The 2006 total of $502bn was just below the record of $509bn in 2005 and the IIF forecasts that the 2007 volume will be about $470bn.

Net direct investment could set a new high of $211bn in 2007, following $185bn in 2006, the IIF forecast. Asia, led by China, remains the largest regional source of direct investment, but the report highlighted, in particular, the rapid rise of direct investment into central and eastern Europe. Net commercial bank flows in 2006 exceeded $140bn for the second year in a row, the IIF reported, and it projected a lower 2007 volume of about $100bn.

Dr Josef Ackermann, chairman of IIF and Deutsche Bank, noted: “It is important to underscore that sustaining a healthy environment for the global economy and international finance requires still greater efforts by the leading G7 industrial countries and the major emerging market countries to coordinate policies to reduce global imbalances and to guard against protectionist pressures. Leaders need to make every effort to secure a successful outcome to the Doha Round of trade negotiations.”

IMF WORKING PAPER:

THE RISE OF FOREIGN INVESTMENT IN CHINA’S BANKS

Increasing foreign participation has been one of the key trends in the Chinese banking system in recent years. Since June 2004, foreign investors have bought more than $17bn worth of shares in Chinese banks.

The International Monetary Fund (IMF) working paper, written by Lamin Leigh and Richard Podpiera, takes stock of the involvement of foreign investors in the Chinese banking sector.

While in most other countries foreign investment has meant direct takeover or majority shareholding, foreign investment in China’s banks has taken the form of minority shareholding with very limited management involvement.

As of end-September 2006, foreign-funded banks accounted for 1.8% of total banking assets.
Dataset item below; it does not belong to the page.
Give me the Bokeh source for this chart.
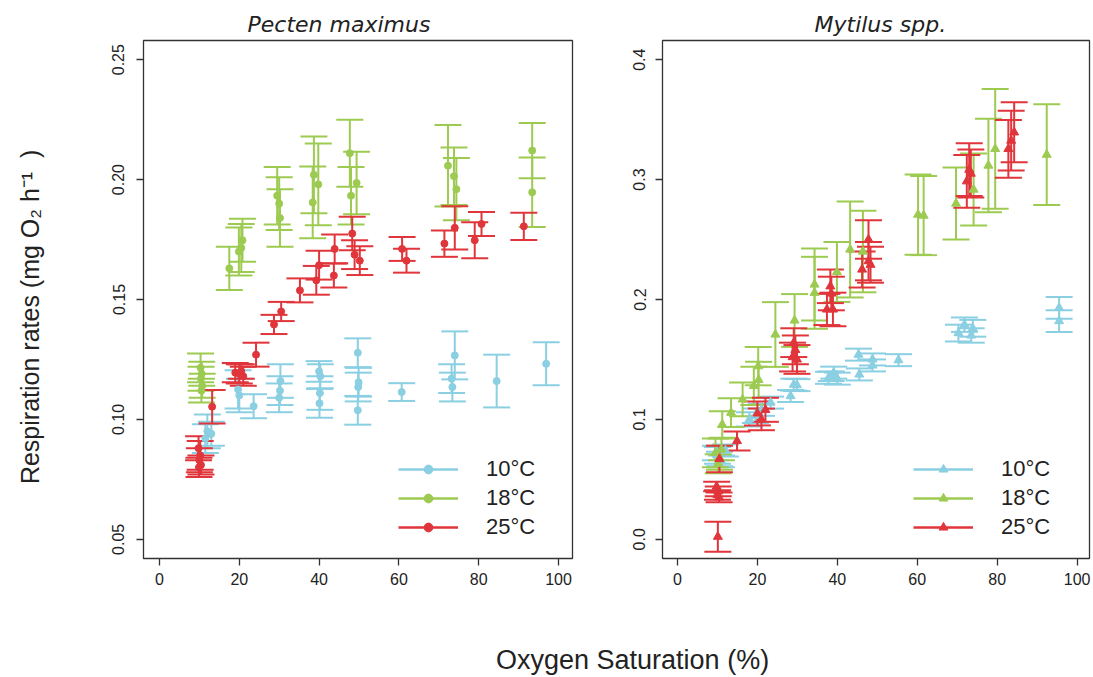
from bokeh.plotting import figure
from bokeh.models import (ColumnDataSource, Whisker, TeeHead, Legend, LegendItem,
                          FixedTicker, Div)
from bokeh.layouts import row, column
from bokeh.embed import file_html
from bokeh.resources import INLINE

# ---------------- data: Pecten maximus ----------------
pec10_x = [11.5, 12.0, 13.0, 19.7, 20.0, 23.6, 30.3, 30.2, 30.0, 40.0, 40.3, 40.2, 40.1,
           49.7, 49.9, 49.8, 49.7, 60.7, 74.0, 73.2, 73.4, 84.5, 96.9]
pec10_y = [0.092, 0.095, 0.094, 0.1125, 0.110, 0.1055, 0.116, 0.112, 0.109, 0.120, 0.118, 0.111, 0.1067,
           0.1278, 0.1155, 0.1135, 0.1038, 0.1114, 0.1267, 0.117, 0.1135, 0.116, 0.1232]
pec10_se = [0.006, 0.007, 0.005, 0.008, 0.007, 0.005, 0.007, 0.006, 0.006, 0.0043, 0.005, 0.007, 0.006,
            0.006, 0.006, 0.006, 0.006, 0.0037, 0.010, 0.006, 0.006, 0.011, 0.009]

pec18_x = [10.3, 10.6, 10.4, 10.7, 10.5, 17.5, 19.9, 20.5, 20.8, 29.5, 30.0, 30.2,
           38.7, 39.8, 38.4, 47.7, 49.4, 48.0, 72.3, 73.8, 74.4, 93.4, 93.4]
pec18_y = [0.1215, 0.119, 0.117, 0.114, 0.112, 0.163, 0.170, 0.1715, 0.1747, 0.1933, 0.190, 0.184,
           0.202, 0.198, 0.1905, 0.211, 0.1986, 0.1933, 0.2058, 0.2014, 0.196, 0.2121, 0.1947]
pec18_se = [0.006, 0.005, 0.005, 0.005, 0.005, 0.009, 0.010, 0.010, 0.009, 0.012, 0.011, 0.012,
            0.016, 0.017, 0.015, 0.014, 0.013, 0.012, 0.017, 0.012, 0.013, 0.0115, 0.0145]

pec25_x = [9.8, 10.2, 10.0, 10.4, 9.9, 13.2, 19.0, 20.0, 21.0, 20.5, 24.2, 28.7, 30.5,
           35.2, 39.3, 40.0, 43.7, 43.9, 48.3, 48.9, 50.2, 60.8, 61.9, 71.4, 74.0, 79.0, 80.7, 91.3]
pec25_y = [0.088, 0.085, 0.083, 0.081, 0.080, 0.1053, 0.1195, 0.119, 0.118, 0.120, 0.127, 0.1396, 0.145,
           0.1538, 0.158, 0.1643, 0.160, 0.1711, 0.1775, 0.1687, 0.1662, 0.1711, 0.1662, 0.1733, 0.1799,
           0.1747, 0.1815, 0.1805]
pec25_se = [0.005, 0.006, 0.005, 0.004, 0.004, 0.007, 0.004, 0.004, 0.004, 0.003, 0.005, 0.004, 0.004,
            0.005, 0.006, 0.006, 0.005, 0.006, 0.007, 0.006, 0.006, 0.005, 0.005, 0.0055, 0.009,
            0.0075, 0.005, 0.0057]

# ---------------- data: Mytilus spp. ----------------
myt10_x = [9.5, 10.0, 10.5, 11.0, 12.0, 18.0, 19.5, 21.0, 23.3, 28.3, 29.1, 29.9,
           37.8, 39.1, 40.0, 38.5, 45.3, 45.5, 48.8, 48.8, 55.3, 70.3, 71.8, 73.9, 73.5, 95.5, 95.5]
myt10_y = [0.072, 0.070, 0.067, 0.065, 0.074, 0.100, 0.103, 0.108, 0.114, 0.1195, 0.129, 0.1286,
           0.1347, 0.139, 0.134, 0.136, 0.154, 0.1375, 0.150, 0.145, 0.1494, 0.172, 0.179, 0.176, 0.170,
           0.193, 0.182]
myt10_se = [0.006, 0.007, 0.006, 0.005, 0.005, 0.006, 0.006, 0.005, 0.005, 0.005, 0.005, 0.005,
            0.005, 0.005, 0.005, 0.004, 0.005, 0.005, 0.005, 0.005, 0.005, 0.007, 0.006, 0.007, 0.006,
            0.009, 0.009]

myt18_x = [9.5, 10.5, 11.0, 10.2, 11.2, 13.4, 16.3, 19.1, 20.3, 20.2, 24.5, 29.3, 34.3, 34.3,
           39.9, 43.2, 46.4, 60.2, 61.6, 69.7, 74.1, 77.8, 79.5, 92.4]
myt18_y = [0.072, 0.068, 0.075, 0.063, 0.0958, 0.1056, 0.1167, 0.128, 0.133, 0.1444, 0.1708, 0.1825,
           0.2056, 0.2125, 0.223, 0.2417, 0.240, 0.2708, 0.270, 0.280, 0.2917, 0.3117, 0.3256, 0.3208]
myt18_se = [0.012, 0.010, 0.009, 0.008, 0.011, 0.012, 0.014, 0.016, 0.015, 0.016, 0.027, 0.022,
            0.030, 0.030, 0.025, 0.040, 0.034, 0.0335, 0.033, 0.030, 0.030, 0.039, 0.050, 0.042]

myt25_x = [10.1, 9.8, 10.2, 10.0, 10.4, 10.5, 14.9, 20.0, 21.0, 22.0, 29.1, 29.5, 28.8, 29.9,
           38.25, 38.5, 37.4, 38.9, 46.2, 47.8, 47.8, 48.3, 72.4, 73.0, 73.4, 82.8, 83.5, 84.25]
myt25_y = [0.0022, 0.044, 0.040, 0.037, 0.035, 0.067, 0.082, 0.105, 0.100, 0.108, 0.164, 0.158, 0.152,
           0.150, 0.211, 0.205, 0.1917, 0.1917, 0.225, 0.250, 0.232, 0.229, 0.2986, 0.3083, 0.305,
           0.3256, 0.3325, 0.3394]
myt25_se = [0.0125, 0.004, 0.004, 0.004, 0.004, 0.011, 0.008, 0.010, 0.009, 0.010, 0.012, 0.012, 0.012,
            0.012, 0.014, 0.014, 0.013, 0.014, 0.015, 0.016, 0.016, 0.015, 0.022, 0.022, 0.020,
            0.024, 0.025, 0.025]

temps = ["10°C", "18°C", "25°C"]
colors = ["#8ACFE2", "#9DCB52", "#E0353B"]
x_ticks = [0, 20, 40, 60, 80, 100]
pec_yticks = [0.05, 0.10, 0.15, 0.20, 0.25]
pec_ylabels = ["0.05", "0.10", "0.15", "0.20", "0.25"]
myt_yticks = [0.0, 0.1, 0.2, 0.3, 0.4]
myt_ylabels = ["0.0", "0.1", "0.2", "0.3", "0.4"]

FONT = "Liberation Sans"
NAN = float("nan")
NB = "\u00a0"


def style(p, yticks, ylabels, title_offset, ystandoff):
    p.xgrid.visible = False
    p.ygrid.visible = False
    p.outline_line_color = "#333333"
    p.outline_line_width = 1.3
    for ax in (p.xaxis[0], p.yaxis[0]):
        ax.axis_line_color = None
        ax.major_tick_line_color = "#333333"
        ax.major_tick_line_width = 1.3
        ax.major_tick_out = 7
        ax.major_tick_in = 0
        ax.minor_tick_line_color = None
        ax.major_label_text_font = FONT
        ax.major_label_text_font_size = "16px"
        ax.major_label_text_color = "#222222"
    p.xaxis[0].ticker = FixedTicker(ticks=x_ticks)
    p.xaxis[0].major_label_overrides = {v: str(v) for v in x_ticks}
    p.xaxis[0].major_label_standoff = 7
    p.yaxis[0].ticker = FixedTicker(ticks=yticks)
    p.yaxis[0].major_label_overrides = {v: s for v, s in zip(yticks, ylabels)}
    p.yaxis[0].major_label_orientation = "vertical"
    p.yaxis[0].major_label_standoff = ystandoff
    p.title.align = "left"
    p.title.offset = title_offset
    p.title.text_font = "DejaVu Sans"
    p.title.text_font_style = "italic"
    p.title.text_font_size = "22px"
    p.title.text_color = "#222222"
    p.title.standoff = 8


def add_series(p, xs, ys, ses, color, marker, size):
    lo = [y - s for y, s in zip(ys, ses)]
    hi = [y + s for y, s in zip(ys, ses)]
    src = ColumnDataSource(dict(x=xs, y=ys, lo=lo, hi=hi))
    w = Whisker(source=src, base="x", lower="lo", upper="hi", dimension="height",
                line_color=color, line_width=2,
                upper_head=TeeHead(size=27, line_color=color, line_width=2),
                lower_head=TeeHead(size=27, line_color=color, line_width=2))
    p.add_layout(w)
    r = p.scatter("x", "y", source=src, marker=marker, size=size,
                  fill_color=color, line_color=color)
    ln = p.line(x=[NAN, NAN], y=[NAN, NAN], line_color=color, line_width=2.5)
    return [ln, r]


def make_legend(p, rends, loc):
    items = [LegendItem(label=t, renderers=r) for t, r in zip(temps, rends)]
    lg = Legend(items=items, location=loc, border_line_color=None,
                background_fill_alpha=0, glyph_width=60, glyph_height=22,
                label_standoff=28, spacing=3, padding=0, margin=0,
                label_text_font=FONT, label_text_font_size="22px",
                label_text_color="#222222")
    p.add_layout(lg)


# ---------------- left panel ----------------
p1 = figure(frame_width=429, frame_height=518, min_border_left=143, min_border_right=28,
            min_border_top=40, min_border_bottom=52,
            x_range=(-4, 103.5), y_range=(0.042, 0.258),
            title="Pecten maximus", output_backend="svg", toolbar_location=None)
style(p1, pec_yticks, pec_ylabels, 104, 12)
p1.yaxis[0].axis_label = "Respiration rates (mg O\u2082 h\u207b\u00b9" + NB * 2 + ")" + NB * 5
p1.yaxis[0].axis_label_text_font = FONT
p1.yaxis[0].axis_label_text_font_size = "25px"
p1.yaxis[0].axis_label_text_font_style = "normal"
p1.yaxis[0].axis_label_text_color = "#222222"
p1.yaxis[0].axis_label_standoff = 66

r1 = [add_series(p1, pec10_x, pec10_y, pec10_se, colors[0], "circle", 7),
      add_series(p1, pec18_x, pec18_y, pec18_se, colors[1], "circle", 7),
      add_series(p1, pec25_x, pec25_y, pec25_se, colors[2], "circle", 7)]
make_legend(p1, r1, (255, 18))

# ---------------- right panel ----------------
p2 = figure(frame_width=427, frame_height=518, min_border_left=62, min_border_right=4,
            min_border_top=40, min_border_bottom=52,
            x_range=(-3.75, 103.1), y_range=(-0.016, 0.416),
            title="Mytilus spp.", output_backend="svg", toolbar_location=None)
style(p2, myt_yticks, myt_ylabels, 152, 10)

r2 = [add_series(p2, myt10_x, myt10_y, myt10_se, colors[0], "triangle", 9),
      add_series(p2, myt18_x, myt18_y, myt18_se, colors[1], "triangle", 9),
      add_series(p2, myt25_x, myt25_y, myt25_se, colors[2], "triangle", 9)]
make_legend(p2, r2, (251, 18))

xlab = Div(text='<div style="margin-left:491px; padding-top:26px; font-family:\'Liberation Sans\', Arial, sans-serif; '
                'font-size:27px; color:#222222; white-space:nowrap;">Oxygen Saturation (%)</div>',
           width=1093, height=67)

layout = column(row(p1, p2), xlab)
open("out.html", "w").write(file_html(layout, INLINE))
Therefore, how much influence foreign investment will have on the domestic banks’ core business – and, most importantly, risk management – is seen as debatable.

The paper, published in December 2006, concluded that China seemed well positioned to benefit from a further opening of the banking sector to foreign investors.

International experience suggests that greater competition from and participation of foreign banks can, in general, bring important benefits if appropriate incentives and sufficient opportunities are created. Some time would be needed before a more definite experience with the role of foreign banks in China could be identified, said the report.